Exercise brief
Locate the string "with" throughout the material and copy every line in which it occurs.

Data provided
'''

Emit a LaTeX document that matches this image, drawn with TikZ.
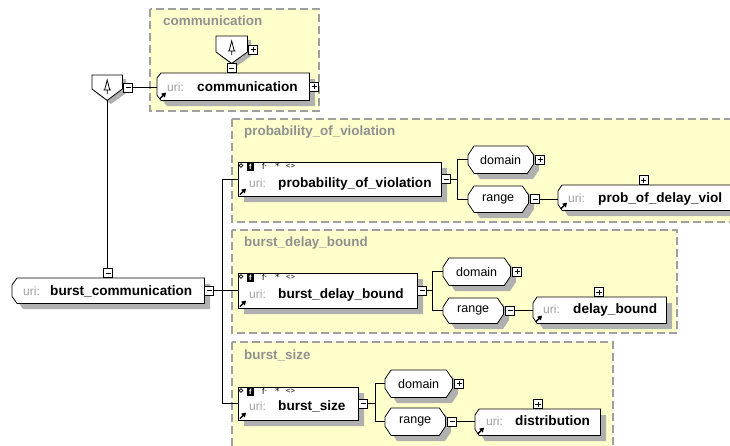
\documentclass[tikz,border=0pt]{standalone}
\usepackage{fontspec}
\setmainfont{Liberation Sans}
\newfontfamily\symfont{DejaVu Sans}
\usetikzlibrary{arrows.meta,calc}
\definecolor{grpfill}{HTML}{FFFFCC}
\definecolor{grpline}{HTML}{A0A0A0}
\definecolor{titlegray}{HTML}{909090}
\definecolor{urigray}{HTML}{A0A0A0}
\definecolor{shadowgray}{HTML}{B0B0B0}

\tikzset{
  grp/.style={draw=grpline, fill=grpfill, line width=1.5pt, dash pattern=on 8pt off 4pt},
  grptitle/.style={text=titlegray, font=\bfseries\fontsize{13.4}{14}\selectfont, anchor=base west, inner sep=0},
  boxframe/.style={inner sep=0, anchor=north west},
  facettext/.style={inner sep=0, font=\fontsize{12.5}{13}\selectfont},
  uri/.style={text=urigray, font=\fontsize{12}{13}\selectfont, anchor=base west, inner sep=0},
  ename/.style={font=\bfseries\fontsize{13.6}{14}\selectfont, anchor=base west, inner sep=0},
  pmbox/.style={draw, fill=white, line width=.8pt, minimum size=9pt, inner sep=0},
  minusbox/.style={pmbox, path picture={\draw[line width=.9pt]
    ([xshift=-2.6pt]path picture bounding box.center) -- ([xshift=2.6pt]path picture bounding box.center);}},
  plusbox/.style={pmbox, path picture={\draw[line width=.9pt]
    ([xshift=-2.6pt]path picture bounding box.center) -- ([xshift=2.6pt]path picture bounding box.center)
    ([yshift=-2.6pt]path picture bounding box.center) -- ([yshift=2.6pt]path picture bounding box.center);}},
  wire/.style={line width=.8pt},
  refarrow/.style={line width=1.5pt, -{Triangle[length=4.2pt,width=5pt]}},
  facetsym/.style={inner sep=0, anchor=north west},
}

% outline of a box with cut corners: node, left dx, left dy, right dx, right dy
\newcommand\cutpath[5]{($(#1.north west)+(#2,0)$) -- ($(#1.north east)+(-#4,0)$) -- ($(#1.north east)+(0,#5)$)
  -- ($(#1.south east)+(0,-#5)$) -- ($(#1.south east)+(-#4,0)$) -- ($(#1.south west)+(#2,0)$)
  -- ($(#1.south west)+(0,-#3)$) -- ($(#1.north west)+(0,#3)$) -- cycle}
\newcommand\boxoutline[5]{%
  \draw[fill=white, line width=.8pt] \cutpath{#1}{#2}{#3}{#4}{#5};
}
% drop shadow of a cut-corner box: x0, y0, x1, y1, left dx, left dy, right dx, right dy
\newcommand\shadowpoly[8]{%
  \fill[shadowgray] (#1+#5+6,#2+6) -- (#3-#7+6,#2+6) -- (#3+6,#2+#8+6) -- (#3+6,#4-#8+6)
    -- (#3-#7+6,#4+6) -- (#1+#5+6,#4+6) -- (#1+6,#4-#6+6) -- (#1+6,#2+#6+6) -- cycle;
}

% domain / range facet: name, x, y, width, height, label
\newcommand\facetnode[6]{%
  \node[boxframe, minimum width=#4pt, minimum height=#5pt] (#1) at (#2,#3) {};
  \boxoutline{#1}{6}{9}{6}{9}
  \node[facettext] (#1-t) at (#1.center) {#6};
}

% shield outline of a compositor: node, side height
\newcommand\shieldpath[2]{(#1.north west) -- (#1.north east) -- ($(#1.north east)+(0,#2)$)
  -- (#1.south) -- ($(#1.north west)+(0,#2)$) -- cycle}

% sequence compositor: name, x, y, width, height, side height
\newcommand\seqicon[6]{%
  \fill[shadowgray] (#2+4,#3+4) -- (#2+#4+4,#3+4) -- (#2+#4+4,#3+#6+4) -- (#2+#4/2+4,#3+#5+4) -- (#2+4,#3+#6+4) -- cycle;
  \node[minimum width=#4pt, minimum height=#5pt, inner sep=0, anchor=north west] (#1) at (#2,#3) {};
  \draw[fill=white, line width=.8pt] \shieldpath{#1}{#6};
  \draw[line width=.8pt] ($(#1.north)+(0,5)$) -- ($(#1.north)+(-2.6,15)$) -- ($(#1.north)+(2.6,15)$) -- cycle
    ($(#1.north)+(-3.8,15)$) -- ($(#1.north)+(3.8,15)$)
    ($(#1.north)+(0,15)$) -- ($(#1.north)+(0,19)$);
}

% facet markers in the top row of a property box
\newcommand\facetrow[1]{%
  \draw[line width=.7pt] ($(#1.north west)+(3,3.5)$) circle (1.8pt);
  \node[fill=black, text=white, minimum width=6.5pt, minimum height=7.5pt, facetsym,
    font=\bfseries\fontsize{7.5}{7.5}\selectfont] (#1-f) at ($(#1.north west)+(9,1)$) {f};
  \node[facetsym, font=\fontsize{8.5}{8.5}\selectfont] (#1-fx) at ($(#1.north west)+(24,1)$) {f\raisebox{2pt}{\fontsize{6}{6}\selectfont -}};
  \node[facetsym, font=\symfont\fontsize{9}{9}\selectfont] (#1-all) at ($(#1.north west)+(37,1)$) {*};
  \node[facetsym, font=\fontsize{7.5}{7.5}\selectfont] (#1-any) at ($(#1.north west)+(48,1.5)$) {<>};
}

% reference arrow in the lower left corner of a box
\newcommand\refmark[2]{%
  \draw[refarrow] ($(#1.south west)+(#2,-1.8)$) -- ++(6,-6);
}

\begin{document}
\begin{tikzpicture}[x=1pt, y=-1pt]
\useasboundingbox (0,0) rectangle (730,445);
\fill[white] (0,0) rectangle (730,445);

% ---- group frames ----
\draw[grp] (150,9) rectangle (319,111);
\node[grptitle] (t-comm) at (163,25) {communication};
\draw[grp] (232,119) rectangle (745,222);
\node[grptitle] (t-pov) at (244,135) {probability\_of\_violation};
\draw[grp] (232,230) rectangle (677,333);
\node[grptitle] (t-dly) at (244,246) {burst\_delay\_bound};
\draw[grp] (232,342) rectangle (613,455);
\node[grptitle] (t-size) at (244,359) {burst\_size};

% ---- drop shadows of the boxes ----
\shadowpoly{157}{73}{309}{100}{4}{5}{0}{0}
\shadowpoly{12}{278}{204}{303}{5}{7}{0}{0}
\shadowpoly{238}{162}{441}{196}{0}{0}{0}{0}
\shadowpoly{238}{273}{417}{308}{0}{0}{0}{0}
\shadowpoly{238}{387}{358}{420}{0}{0}{0}{0}
\shadowpoly{468}{146}{533}{173}{6}{9}{6}{9}
\shadowpoly{468}{186}{528}{212}{6}{9}{6}{9}
\shadowpoly{558}{185}{748}{210}{4}{6}{0}{0}
\shadowpoly{443}{258}{510}{285}{6}{9}{6}{9}
\shadowpoly{443}{298}{503}{323}{6}{9}{6}{9}
\shadowpoly{533}{297}{666}{323}{4}{6}{0}{0}
\shadowpoly{385}{370}{452}{397}{6}{9}{6}{9}
\shadowpoly{385}{408}{445}{435}{6}{9}{6}{9}
\shadowpoly{475}{409}{600}{435}{4}{6}{0}{0}

% ---- sequence compositors ----
\seqicon{seqL}{92}{75}{30}{25}{14}
\node[minusbox, anchor=west] (seqLm) at ([xshift=1pt]seqL.east) {};
\seqicon{seqT}{216}{36}{31}{27}{16}
\node[plusbox, anchor=west] (seqTp) at ([xshift=1pt]seqT.east) {};
\node[minusbox, anchor=north] (seqTm) at (seqT.south) {};

% ---- communication ----
\node[boxframe, minimum width=152pt, minimum height=27pt] (comm) at (157,73) {};
\boxoutline{comm}{4}{5}{0}{0}
\node[plusbox, anchor=west] (commP) at (comm.east) {};
\node[uri] (comm-uri) at (167,91) {uri:};
\node[ename] (comm-name) at (197,91) {communication};
\refmark{comm}{3}

% ---- burst_communication ----
\node[boxframe, minimum width=192pt, minimum height=25pt] (bc) at (12,278) {};
\boxoutline{bc}{5}{7}{0}{0}
\node[minusbox, anchor=south] (bcT) at (bc.north) {};
\node[minusbox, anchor=west] (bcR) at (bc.east) {};
\node[uri] (bc-uri) at (23,295) {uri:};
\node[ename] (bc-name) at (50,295) {burst\_communication};

% ---- properties ----
\node[boxframe, minimum width=203pt, minimum height=34pt] (P) at (238,162) {};
\boxoutline{P}{0}{0}{0}{0}
\node[minusbox, anchor=west] (Pm) at (P.east) {};
\node[uri] (P-uri) at (249,187) {uri:};
\node[ename] (P-name) at (278,187) {probability\_of\_violation};
\facetrow{P}
\refmark{P}{2}

\node[boxframe, minimum width=179pt, minimum height=35pt] (D) at (238,273) {};
\boxoutline{D}{0}{0}{0}{0}
\node[minusbox, anchor=west] (Dm) at (D.east) {};
\node[uri] (D-uri) at (249,298) {uri:};
\node[ename] (D-name) at (278,298) {burst\_delay\_bound};
\facetrow{D}
\refmark{D}{2}

\node[boxframe, minimum width=120pt, minimum height=33pt] (S) at (238,387) {};
\boxoutline{S}{0}{0}{0}{0}
\node[minusbox, anchor=west] (Sm) at (S.east) {};
\node[uri] (S-uri) at (249,410) {uri:};
\node[ename] (S-name) at (278,410) {burst\_size};
\facetrow{S}
\refmark{S}{2}

% ---- domain / range of probability_of_violation ----
\facetnode{Pdom}{468}{146}{65}{27}{domain}
\node[plusbox, anchor=west] (Pdp) at ([xshift=2pt]Pdom.east) {};
\facetnode{Prng}{468}{186}{60}{26}{range}
\node[minusbox, anchor=west] (Prm) at ([xshift=2pt]Prng.east) {};
\node[boxframe, minimum width=190pt, minimum height=25pt] (Ptgt) at (558,185) {};
\boxoutline{Ptgt}{4}{6}{0}{0}
\node[plusbox, anchor=south] (Ptp) at (643.5,185) {};
\node[uri] (Ptgt-uri) at (568,202) {uri:};
\node[ename] (Ptgt-name) at (598,202) {prob\_of\_delay\_viol};
\refmark{Ptgt}{3}

% ---- domain / range of burst_delay_bound ----
\facetnode{Ddom}{443}{258}{67}{27}{domain}
\node[plusbox, anchor=west] (Ddp) at ([xshift=2pt]Ddom.east) {};
\facetnode{Drng}{443}{298}{60}{25}{range}
\node[minusbox, anchor=west] (Drm) at ([xshift=2pt]Drng.east) {};
\node[boxframe, minimum width=133pt, minimum height=26pt] (Dtgt) at (533,297) {};
\boxoutline{Dtgt}{4}{6}{0}{0}
\node[plusbox, anchor=south] (Dtp) at (599,297) {};
\node[uri] (Dtgt-uri) at (543,313) {uri:};
\node[ename] (Dtgt-name) at (573,313) {delay\_bound};
\refmark{Dtgt}{3}

% ---- domain / range of burst_size ----
\facetnode{Sdom}{385}{370}{67}{27}{domain}
\node[plusbox, anchor=west] (Sdp) at ([xshift=2pt]Sdom.east) {};
\facetnode{Srng}{385}{408}{60}{27}{range}
\node[minusbox, anchor=west] (Srm) at ([xshift=2pt]Srng.east) {};
\node[boxframe, minimum width=125pt, minimum height=26pt] (Stgt) at (475,409) {};
\boxoutline{Stgt}{4}{6}{0}{0}
\node[plusbox, anchor=south] (Stp) at (538,409) {};
\node[uri] (Stgt-uri) at (486,425) {uri:};
\node[ename] (Stgt-name) at (515,425) {distribution};
\refmark{Stgt}{3}

% ---- connectors ----
\coordinate (spine) at (222,0);
\coordinate (Pbr) at (457,0);
\coordinate (Dbr) at (432,0);
\coordinate (Sbr) at (375,0);

\draw[wire] (seqLm.east) -- (seqLm.east -| comm.west);
\draw[wire] (seqL.south) -- (seqL.south |- bcT.north);
\draw[wire] (bcR.east) -- (bcR.east -| D.west);
\draw[wire] (P.west) -- (P.west -| spine) -- (S.west -| spine) -- (S.west);

\draw[wire] (Pm.east) -- (Pm.east -| Pbr);
\draw[wire] (Pdom.west) -- (Pdom.west -| Pbr) -- (Prng.west -| Pbr) -- (Prng.west);
\draw[wire] (Prm.east) -- (Prm.east -| Ptgt.west);

\draw[wire] (Dm.east) -- (Dm.east -| Dbr);
\draw[wire] (Ddom.west) -- (Ddom.west -| Dbr) -- (Drng.west -| Dbr) -- (Drng.west);
\draw[wire] (Drm.east) -- (Drm.east -| Dtgt.west);

\draw[wire] (Sm.east) -- (Sm.east -| Sbr);
\draw[wire] (Sdom.west) -- (Sdom.west -| Sbr) -- (Srng.west -| Sbr) -- (Srng.west);
\draw[wire] (Srm.east) -- (Srm.east -| Stgt.west);
\end{tikzpicture}
\end{document}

'''

Final result
Emit a LaTeX document that matches this image, drawn with TikZ.
% outline of a box with cut corners: node, left dx, left dy, right dx, right dy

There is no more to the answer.